Amidst market caps of $2.887tn and $2.875tn, Microsoft edges ahead on concerns about iPhone sales

On Friday, Microsoft’s stock market value surpassed Apple’s for the first time since 2021, securing its position as the world’s most valuable company. Apple inched up 0.2%, while Microsoft gained 1%, reaching its highest-ever market capitalization at $2.887tn, according to LSEG data. Apple’s market capitalization, based on Thursday’s filing, stood at $2.875tn. The shift was fueled by concerns about iPhone demand impacting Apple’s shares.

Concerns regarding smartphone demand have caused a 3% decline in Apple’s shares in 2024, following a notable 48% surge last year. In contrast, Microsoft has seen a 3% increase year-to-date, building on a remarkable 57% surge in 2023, attributed in part to its leadership in generative artificial intelligence, notably through an investment in OpenAI, the creator of ChatGPT.

On December 14, Apple achieved its highest market capitalization at $3.081tn, as reported by LSEG.

Microsoft has integrated OpenAI’s technology into its range of productivity software, contributing to a resurgence in its cloud-computing sector during the July-September quarter. This AI advantage has also positioned Microsoft to challenge Google’s dominance in web search.

On the other hand, Apple is contending with subdued demand, particularly for its flagship product, the iPhone. In China, a crucial market, demand has dwindled amid the country’s gradual economic recovery from the Covid-19 pandemic, coupled with the resurgence of Huawei, which is eating into Apple’s market share.

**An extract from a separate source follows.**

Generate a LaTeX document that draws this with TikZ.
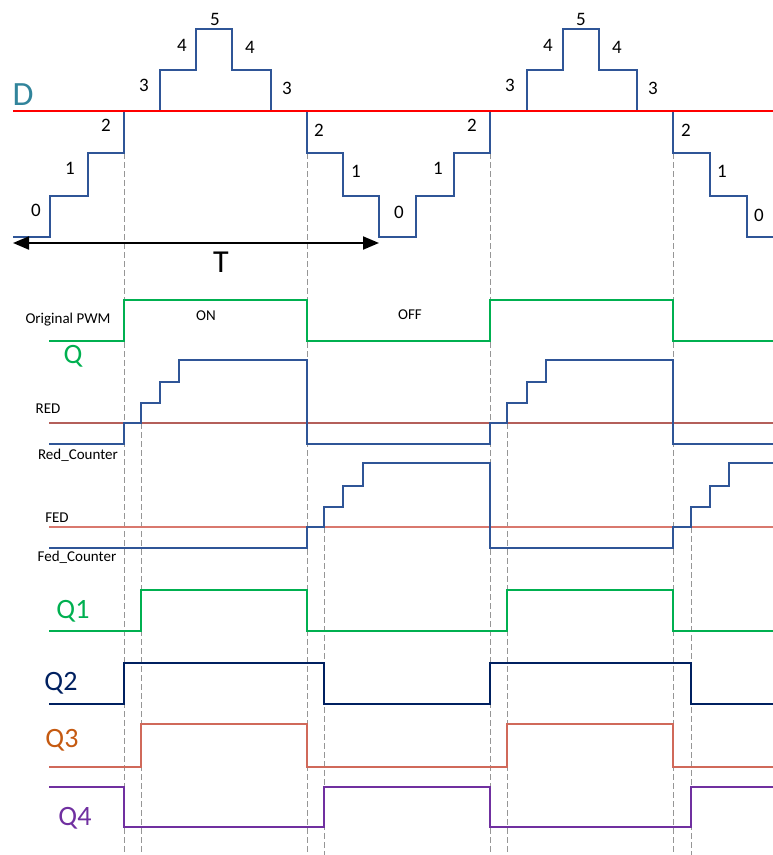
\documentclass[tikz,border=0pt]{standalone}
\usepackage{fontspec}
\setmainfont{Carlito}
\usetikzlibrary{arrows.meta,positioning}

\definecolor{stairblue}{RGB}{47,85,151}
\definecolor{dteal}{RGB}{49,132,155}
\definecolor{pwmgreen}{RGB}{0,176,80}
\definecolor{redline}{RGB}{180,95,90}
\definecolor{fedline}{RGB}{217,120,110}
\definecolor{navy}{RGB}{0,32,96}
\definecolor{qthree}{RGB}{208,105,90}
\definecolor{qthreetxt}{RGB}{197,90,17}
\definecolor{qpurple}{RGB}{112,48,160}
\definecolor{guide}{RGB}{150,150,150}

\begin{document}
\begin{tikzpicture}[x=1pt,y=-1pt,semithick]
	\tikzstyle{level}=[font=\fontsize{19}{22}\selectfont]
	\tikzstyle{small}=[font=\fontsize{15}{18}\selectfont]
	\tikzstyle{big}=[font=\fontsize{28}{32}\selectfont]
	\tikzstyle{wave}=[line width=1.3pt,line join=miter]
	\tikzstyle{guideline}=[guide,line width=1pt,dash pattern=on 6pt off 3pt]

	\useasboundingbox (0,0) rectangle (773,855);

	% dashed guides
	\foreach \x in {124,307,490,673}
		\draw[guideline] (\x,153) -- (\x,855);
	\foreach \x in {141,507}
		\draw[guideline] (\x,423) -- (\x,855);
	\foreach \x in {324,691}
		\draw[guideline] (\x,527) -- (\x,855);

	% counter staircase and D
	\draw[wave,stairblue] (13,237) -| (50,196) -| (88,153) -| (124,111) -| (160,70) -| (196,29)
		-| (232,70) -| (271,111) -| (307,153) -| (343,196) -| (379,237) -| (416,196) -| (454,153)
		-| (490,111) -| (527,70) -| (563,29) -| (599,70) -| (637,111) -| (673,153) -| (710,196)
		-| (747,237) -- (773,237);
	\draw[red,line width=2pt] (13,111) -- (773,111);
	\node[dteal,font=\fontsize{34}{38}\selectfont] (D) at (23,95) {D};

	\foreach \x/\y/\t [count=\i] in {36/210/0,70/168/1,106/125/2,144/85/3,182/45/4,215/19/5,
		250/47/4,287/88/3,319/130/2,356/171/1,399/212/0,438/168/1,472/125/2,510/85/3,548/45/4,
		581/19/5,617/47/4,653/88/3,686/130/2,722/171/1,759/215/0}
		\node[level] (lvl\i) at (\x,\y) {\t};

	% period
	\coordinate (Tl) at (13,243);
	\coordinate (Tr) at (379,243);
	\draw[{Triangle[length=16pt,width=13pt]}-{Triangle[length=16pt,width=13pt]},line width=2pt] (Tl) -- (Tr);
	\node[font=\fontsize{32}{36}\selectfont] (T) at (221,262) {T};

	% original PWM
	\draw[pwmgreen,line width=2.5pt] (49,341) -| (124,300) -| (307,341) -| (490,300) -| (673,341) -- (773,341);
	\node[small] (pwm) at (68,320) {Original PWM};
	\node[small] (on) at (206,316) {ON};
	\node[small] (off) at (410,315) {OFF};
	\node[big,pwmgreen] (Q) at (73,356) {Q};

	% dead band counters
	\draw[redline,line width=1.3pt] (49,423) -- (773,423);
	\draw[fedline,line width=1.3pt] (49,527) -- (773,527);
	\draw[wave,stairblue] (49,444) -| (124,423) -| (141,403) -| (160,382) -| (179,360) -| (307,444)
		-| (490,423) -| (507,403) -| (527,382) -| (546,360) -| (673,444) -- (773,444);
	\draw[wave,stairblue] (49,548) -| (307,527) -| (324,507) -| (343,486) -| (363,463) -| (490,548)
		-| (673,527) -| (691,507) -| (710,486) -| (729,463) -- (773,463);
	\node[small] (red) at (48,409) {RED};
	\node[small] (redc) at (78,455) {Red\_Counter};
	\node[small] (fed) at (57,518) {FED};
	\node[small] (fedc) at (77,557) {Fed\_Counter};

	% gate signals
	\draw[wave,pwmgreen] (49,631) -| (141,590) -| (307,631) -| (507,590) -| (673,631) -- (773,631);
	\draw[wave,navy,line width=1.6pt] (49,704) -| (124,663) -| (324,704) -| (490,663) -| (691,704) -- (773,704);
	\draw[wave,qthree] (49,767) -| (141,724) -| (307,767) -| (507,724) -| (673,767) -- (773,767);
	\draw[wave,qpurple] (49,787) -| (124,827) -| (324,787) -| (490,827) -| (691,787) -- (773,787);
	\node[big,pwmgreen] (Q1) at (73,611) {Q1};
	\node[big,navy] (Q2) at (61,683) {Q2};
	\node[big,qthreetxt] (Q3) at (62,740) {Q3};
	\node[big,qpurple] (Q4) at (75,818) {Q4};
\end{tikzpicture}
\end{document}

The sales of Apple’s Vision Pro mixed-reality headset are set to commence on February 2 in the United States, marking the company’s most significant product launch since the iPhone in 2007. However, according to a recent UBS report, Vision Pro sales are projected to have a “relatively immaterial” impact on Apple’s earnings per share in 2024.

Several times since 2018, Microsoft has temporarily surpassed Apple as the most valuable company, notably in 2021 when concerns about pandemic-related supply-chain shortages impacted Apple’s stock.

In its latest quarterly report in November, Apple provided a sales forecast for the holiday quarter that fell short of Wall Street expectations, primarily due to weak demand for iPads and wearables.

According to LSEG, analysts, on average, anticipate Apple to report a 0.7% year-on-year revenue increase to $117.9bn for the December quarter. If realized, this would mark its first revenue growth in four quarters. Apple is scheduled to release its results on February 1.

Analysts are projecting Microsoft to announce a 16% revenue boost to $61.1bn in the upcoming weeks, driven by sustained growth in its cloud business.